• [Goal]: Exactly the lines from the one with "Rebuild this chart" through the one with "import seaborn as sns" should be returned, both ends included and nothing else. Omit any pictures.

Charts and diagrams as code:
+--
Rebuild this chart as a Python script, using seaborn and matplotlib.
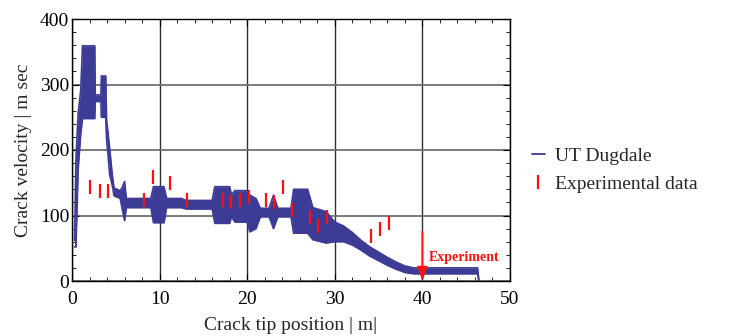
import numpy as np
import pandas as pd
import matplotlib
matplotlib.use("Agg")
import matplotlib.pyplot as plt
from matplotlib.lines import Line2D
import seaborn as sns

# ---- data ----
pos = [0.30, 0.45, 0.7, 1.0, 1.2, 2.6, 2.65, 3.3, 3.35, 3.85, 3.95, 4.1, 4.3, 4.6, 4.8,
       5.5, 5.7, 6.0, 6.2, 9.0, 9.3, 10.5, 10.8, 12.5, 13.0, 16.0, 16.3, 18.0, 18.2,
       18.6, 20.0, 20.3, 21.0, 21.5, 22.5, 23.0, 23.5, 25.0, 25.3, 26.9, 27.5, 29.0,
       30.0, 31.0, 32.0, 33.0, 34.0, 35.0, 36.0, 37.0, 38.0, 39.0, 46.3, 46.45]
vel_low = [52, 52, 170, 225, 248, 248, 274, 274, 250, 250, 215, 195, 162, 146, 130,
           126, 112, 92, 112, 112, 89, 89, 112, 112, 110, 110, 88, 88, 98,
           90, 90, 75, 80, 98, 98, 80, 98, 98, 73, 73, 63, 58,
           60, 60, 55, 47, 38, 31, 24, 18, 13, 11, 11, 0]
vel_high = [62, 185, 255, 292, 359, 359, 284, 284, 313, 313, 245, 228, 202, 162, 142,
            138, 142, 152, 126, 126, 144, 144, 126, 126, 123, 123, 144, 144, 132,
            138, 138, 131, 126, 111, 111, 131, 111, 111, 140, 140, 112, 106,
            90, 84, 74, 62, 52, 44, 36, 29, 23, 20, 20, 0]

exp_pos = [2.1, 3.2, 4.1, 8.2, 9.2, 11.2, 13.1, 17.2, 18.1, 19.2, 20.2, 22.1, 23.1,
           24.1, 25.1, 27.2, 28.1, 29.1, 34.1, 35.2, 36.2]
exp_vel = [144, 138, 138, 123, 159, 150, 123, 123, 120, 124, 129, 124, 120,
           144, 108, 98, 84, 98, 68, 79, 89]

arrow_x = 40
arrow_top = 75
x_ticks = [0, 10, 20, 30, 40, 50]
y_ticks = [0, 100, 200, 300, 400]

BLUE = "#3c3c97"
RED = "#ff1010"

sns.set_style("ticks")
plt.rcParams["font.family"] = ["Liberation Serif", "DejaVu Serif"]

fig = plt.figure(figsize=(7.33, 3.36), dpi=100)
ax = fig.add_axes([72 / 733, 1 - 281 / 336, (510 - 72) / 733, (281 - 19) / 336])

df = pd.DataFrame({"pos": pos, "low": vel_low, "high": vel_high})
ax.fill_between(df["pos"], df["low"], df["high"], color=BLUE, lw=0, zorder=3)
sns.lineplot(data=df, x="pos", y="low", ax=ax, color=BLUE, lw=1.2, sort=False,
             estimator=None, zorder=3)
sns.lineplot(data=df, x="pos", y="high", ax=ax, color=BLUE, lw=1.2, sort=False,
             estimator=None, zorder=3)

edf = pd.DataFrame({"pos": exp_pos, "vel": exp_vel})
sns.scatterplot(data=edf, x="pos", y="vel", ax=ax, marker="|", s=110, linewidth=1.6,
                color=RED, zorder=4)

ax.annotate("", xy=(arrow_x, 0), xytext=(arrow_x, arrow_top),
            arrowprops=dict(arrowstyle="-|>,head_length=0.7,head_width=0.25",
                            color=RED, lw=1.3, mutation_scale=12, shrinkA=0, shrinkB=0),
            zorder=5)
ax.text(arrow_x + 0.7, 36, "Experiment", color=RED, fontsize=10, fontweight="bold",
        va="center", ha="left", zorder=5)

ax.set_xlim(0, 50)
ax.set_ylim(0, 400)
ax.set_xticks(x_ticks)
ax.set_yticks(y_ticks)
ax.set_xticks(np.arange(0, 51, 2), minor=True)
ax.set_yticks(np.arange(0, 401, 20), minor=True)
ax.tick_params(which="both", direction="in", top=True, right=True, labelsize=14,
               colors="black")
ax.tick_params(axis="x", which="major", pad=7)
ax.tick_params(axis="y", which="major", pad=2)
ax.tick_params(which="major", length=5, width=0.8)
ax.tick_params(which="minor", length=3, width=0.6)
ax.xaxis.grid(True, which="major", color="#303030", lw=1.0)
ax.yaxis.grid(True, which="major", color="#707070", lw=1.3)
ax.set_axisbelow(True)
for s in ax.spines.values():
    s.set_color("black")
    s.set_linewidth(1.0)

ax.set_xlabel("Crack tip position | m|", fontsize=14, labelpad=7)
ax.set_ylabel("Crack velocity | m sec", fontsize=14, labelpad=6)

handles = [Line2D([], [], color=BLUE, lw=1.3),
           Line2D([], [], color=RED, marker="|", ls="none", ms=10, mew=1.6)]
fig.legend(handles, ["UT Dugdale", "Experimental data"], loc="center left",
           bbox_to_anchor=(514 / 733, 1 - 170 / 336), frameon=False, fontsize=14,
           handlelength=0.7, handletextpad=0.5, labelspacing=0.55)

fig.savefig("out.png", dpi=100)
+--
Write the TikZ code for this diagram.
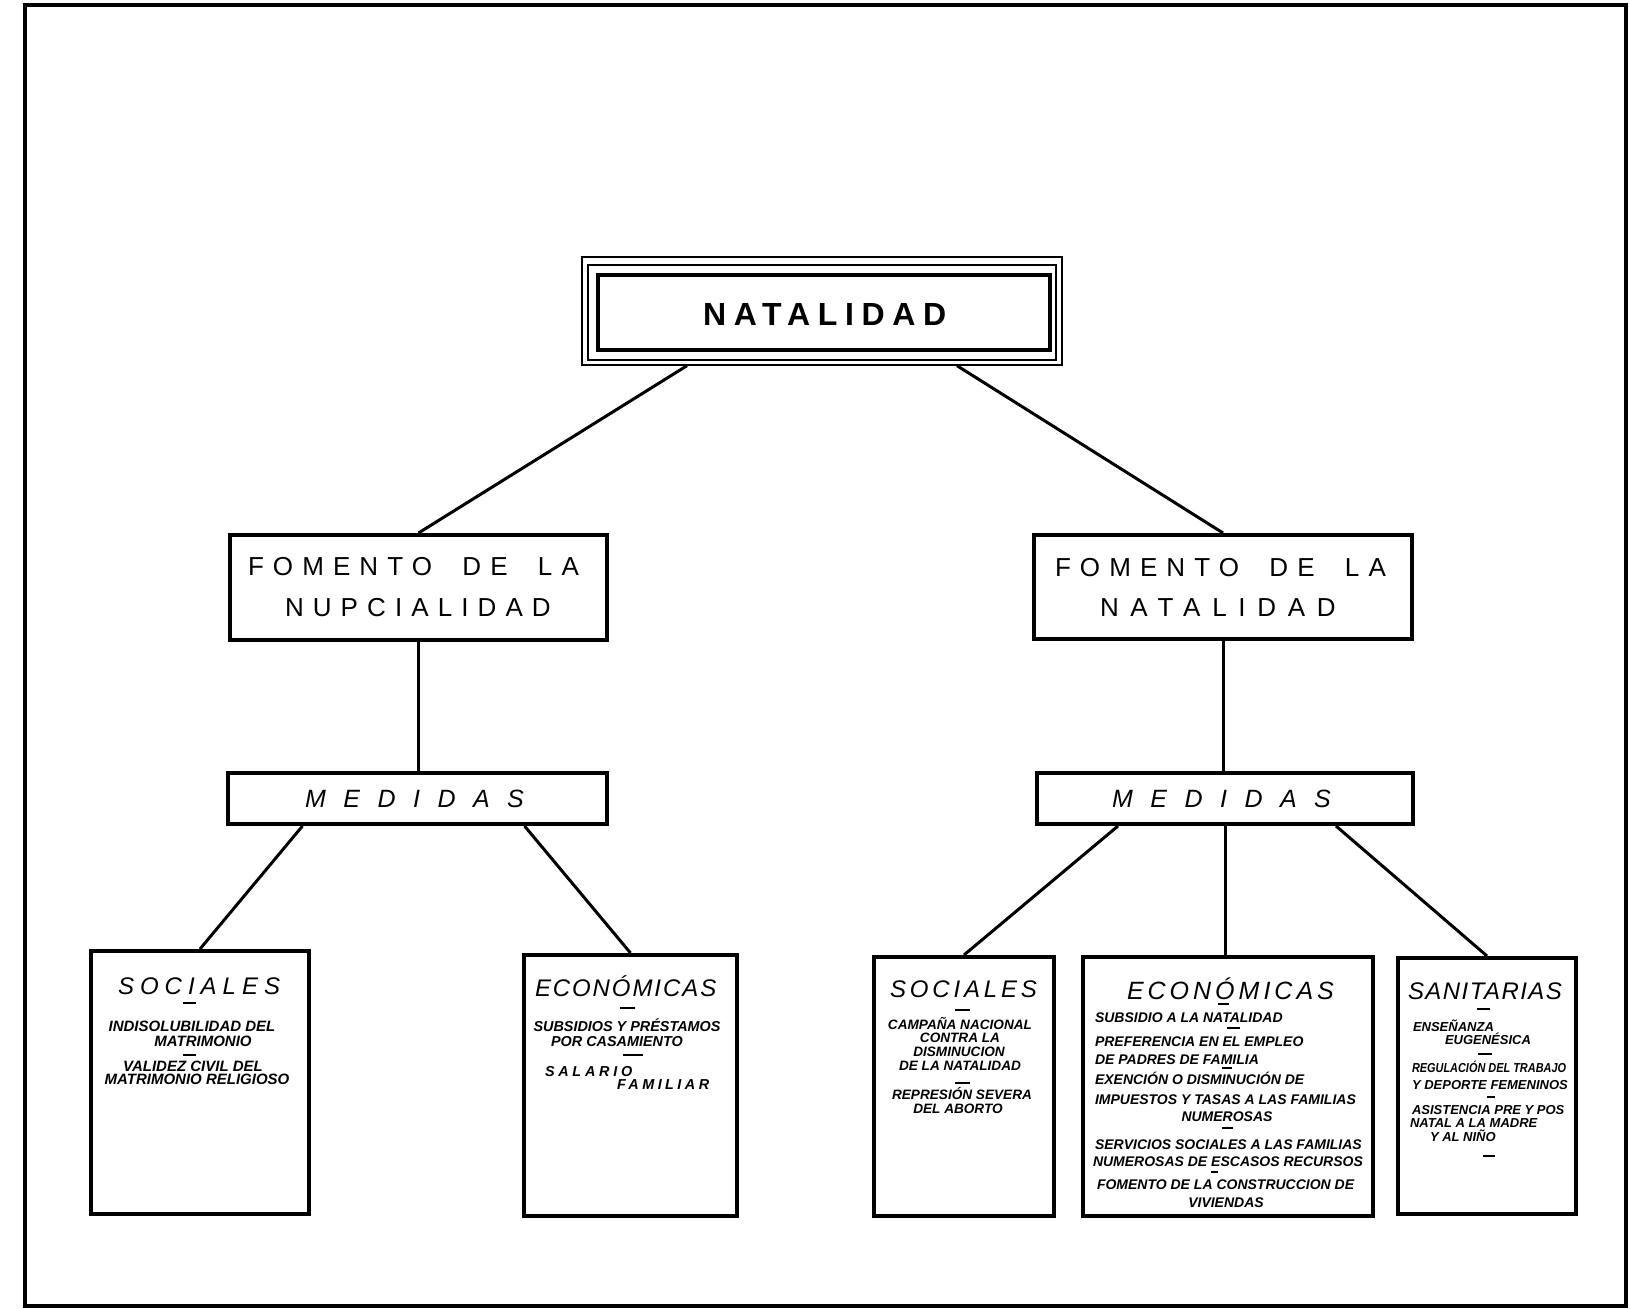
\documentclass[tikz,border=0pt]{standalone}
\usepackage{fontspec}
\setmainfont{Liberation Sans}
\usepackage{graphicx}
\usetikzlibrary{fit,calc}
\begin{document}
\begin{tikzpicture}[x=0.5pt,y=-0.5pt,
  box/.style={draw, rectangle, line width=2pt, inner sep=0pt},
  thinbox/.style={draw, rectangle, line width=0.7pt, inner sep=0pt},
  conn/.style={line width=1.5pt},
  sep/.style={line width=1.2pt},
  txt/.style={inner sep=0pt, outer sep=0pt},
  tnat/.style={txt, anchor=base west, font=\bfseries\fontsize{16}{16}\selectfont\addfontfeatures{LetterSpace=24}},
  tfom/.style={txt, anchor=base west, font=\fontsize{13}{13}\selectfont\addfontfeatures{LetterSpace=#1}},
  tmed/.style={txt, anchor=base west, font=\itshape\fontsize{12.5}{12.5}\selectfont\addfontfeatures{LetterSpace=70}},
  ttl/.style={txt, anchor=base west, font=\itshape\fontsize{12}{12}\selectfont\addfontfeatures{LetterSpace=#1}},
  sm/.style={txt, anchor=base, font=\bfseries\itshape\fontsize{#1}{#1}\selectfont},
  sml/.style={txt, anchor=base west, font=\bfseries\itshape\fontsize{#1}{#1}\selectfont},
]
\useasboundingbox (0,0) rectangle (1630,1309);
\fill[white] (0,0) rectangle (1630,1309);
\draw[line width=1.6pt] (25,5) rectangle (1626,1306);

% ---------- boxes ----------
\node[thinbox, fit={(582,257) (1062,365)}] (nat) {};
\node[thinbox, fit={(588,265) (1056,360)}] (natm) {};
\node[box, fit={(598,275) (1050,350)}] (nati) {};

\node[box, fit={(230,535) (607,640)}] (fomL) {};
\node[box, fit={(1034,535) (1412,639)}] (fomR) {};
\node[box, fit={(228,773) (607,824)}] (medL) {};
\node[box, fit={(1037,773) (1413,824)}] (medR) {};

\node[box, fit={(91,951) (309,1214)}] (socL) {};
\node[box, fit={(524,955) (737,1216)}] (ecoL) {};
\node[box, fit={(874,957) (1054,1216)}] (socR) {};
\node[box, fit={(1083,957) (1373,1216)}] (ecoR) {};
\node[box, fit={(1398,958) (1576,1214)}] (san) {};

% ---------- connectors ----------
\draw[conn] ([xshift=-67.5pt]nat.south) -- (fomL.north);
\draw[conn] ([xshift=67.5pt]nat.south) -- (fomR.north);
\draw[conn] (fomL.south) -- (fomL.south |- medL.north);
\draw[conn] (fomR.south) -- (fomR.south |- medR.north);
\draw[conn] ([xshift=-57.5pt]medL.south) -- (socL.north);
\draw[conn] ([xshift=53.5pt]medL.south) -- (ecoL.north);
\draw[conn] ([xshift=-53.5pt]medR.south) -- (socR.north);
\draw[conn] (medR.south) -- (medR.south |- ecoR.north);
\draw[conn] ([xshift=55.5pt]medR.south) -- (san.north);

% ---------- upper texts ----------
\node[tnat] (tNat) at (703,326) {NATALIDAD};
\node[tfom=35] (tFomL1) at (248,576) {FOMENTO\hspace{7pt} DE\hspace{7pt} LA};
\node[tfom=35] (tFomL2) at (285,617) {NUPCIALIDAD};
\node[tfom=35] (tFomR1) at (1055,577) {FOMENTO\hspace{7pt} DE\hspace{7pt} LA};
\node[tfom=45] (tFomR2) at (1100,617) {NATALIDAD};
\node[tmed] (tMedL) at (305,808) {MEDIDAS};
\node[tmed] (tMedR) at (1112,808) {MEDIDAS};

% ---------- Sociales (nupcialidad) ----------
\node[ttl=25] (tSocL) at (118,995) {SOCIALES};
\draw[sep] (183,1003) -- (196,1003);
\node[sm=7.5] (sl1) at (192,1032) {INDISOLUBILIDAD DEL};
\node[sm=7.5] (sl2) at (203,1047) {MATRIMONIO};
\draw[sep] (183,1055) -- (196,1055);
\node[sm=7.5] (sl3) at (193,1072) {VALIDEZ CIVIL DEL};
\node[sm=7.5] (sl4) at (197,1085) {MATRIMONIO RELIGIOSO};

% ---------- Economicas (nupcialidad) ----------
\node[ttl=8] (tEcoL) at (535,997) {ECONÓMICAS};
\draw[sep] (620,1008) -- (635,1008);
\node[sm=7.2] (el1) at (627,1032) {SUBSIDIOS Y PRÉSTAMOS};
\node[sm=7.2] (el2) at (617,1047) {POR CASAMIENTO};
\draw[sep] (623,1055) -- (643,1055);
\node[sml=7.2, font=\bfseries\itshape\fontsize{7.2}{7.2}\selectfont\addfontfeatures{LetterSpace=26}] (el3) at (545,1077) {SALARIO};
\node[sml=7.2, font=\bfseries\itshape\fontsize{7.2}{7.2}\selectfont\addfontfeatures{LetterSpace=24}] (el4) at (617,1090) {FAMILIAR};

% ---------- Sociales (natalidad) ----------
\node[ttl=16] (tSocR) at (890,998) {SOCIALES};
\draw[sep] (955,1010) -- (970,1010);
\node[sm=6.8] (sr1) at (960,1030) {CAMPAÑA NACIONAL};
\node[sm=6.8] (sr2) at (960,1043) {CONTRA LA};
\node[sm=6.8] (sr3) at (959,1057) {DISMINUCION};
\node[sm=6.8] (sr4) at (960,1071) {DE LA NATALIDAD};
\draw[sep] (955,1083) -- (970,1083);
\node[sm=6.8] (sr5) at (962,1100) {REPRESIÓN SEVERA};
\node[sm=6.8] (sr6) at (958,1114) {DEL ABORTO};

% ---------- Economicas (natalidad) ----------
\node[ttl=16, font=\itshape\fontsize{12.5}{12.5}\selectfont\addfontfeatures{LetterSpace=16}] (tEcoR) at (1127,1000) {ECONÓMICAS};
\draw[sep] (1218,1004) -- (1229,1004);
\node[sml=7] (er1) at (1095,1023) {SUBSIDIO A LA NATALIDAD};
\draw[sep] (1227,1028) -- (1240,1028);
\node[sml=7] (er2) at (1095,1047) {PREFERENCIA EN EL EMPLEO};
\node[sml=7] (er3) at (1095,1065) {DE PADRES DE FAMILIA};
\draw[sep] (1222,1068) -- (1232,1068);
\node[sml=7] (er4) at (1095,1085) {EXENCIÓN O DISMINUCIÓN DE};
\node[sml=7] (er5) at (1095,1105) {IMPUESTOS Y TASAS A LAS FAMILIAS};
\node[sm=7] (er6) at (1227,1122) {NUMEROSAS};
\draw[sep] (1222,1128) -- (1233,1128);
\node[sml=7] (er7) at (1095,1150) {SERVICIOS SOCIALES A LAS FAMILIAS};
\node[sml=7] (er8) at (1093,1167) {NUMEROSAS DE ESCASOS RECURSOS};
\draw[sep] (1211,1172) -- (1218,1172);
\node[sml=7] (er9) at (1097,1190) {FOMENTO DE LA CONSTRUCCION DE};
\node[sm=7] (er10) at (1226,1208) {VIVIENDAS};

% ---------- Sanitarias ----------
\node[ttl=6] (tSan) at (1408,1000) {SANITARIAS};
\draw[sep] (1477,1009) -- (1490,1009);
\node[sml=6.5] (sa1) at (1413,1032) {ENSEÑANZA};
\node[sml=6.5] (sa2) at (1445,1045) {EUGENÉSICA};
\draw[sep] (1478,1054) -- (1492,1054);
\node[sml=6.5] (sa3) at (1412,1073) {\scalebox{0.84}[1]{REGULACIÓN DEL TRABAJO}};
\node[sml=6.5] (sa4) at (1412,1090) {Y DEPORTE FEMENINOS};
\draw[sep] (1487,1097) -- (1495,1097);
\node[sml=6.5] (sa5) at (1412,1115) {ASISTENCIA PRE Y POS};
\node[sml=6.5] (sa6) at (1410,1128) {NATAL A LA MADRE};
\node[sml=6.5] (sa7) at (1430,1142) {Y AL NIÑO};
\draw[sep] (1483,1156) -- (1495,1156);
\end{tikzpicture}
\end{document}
+--
• [Task answer]:
Rebuild this chart as a Python script, using seaborn and matplotlib.
import numpy as np
import pandas as pd
import matplotlib
matplotlib.use("Agg")
import matplotlib.pyplot as plt
from matplotlib.lines import Line2D
import seaborn as sns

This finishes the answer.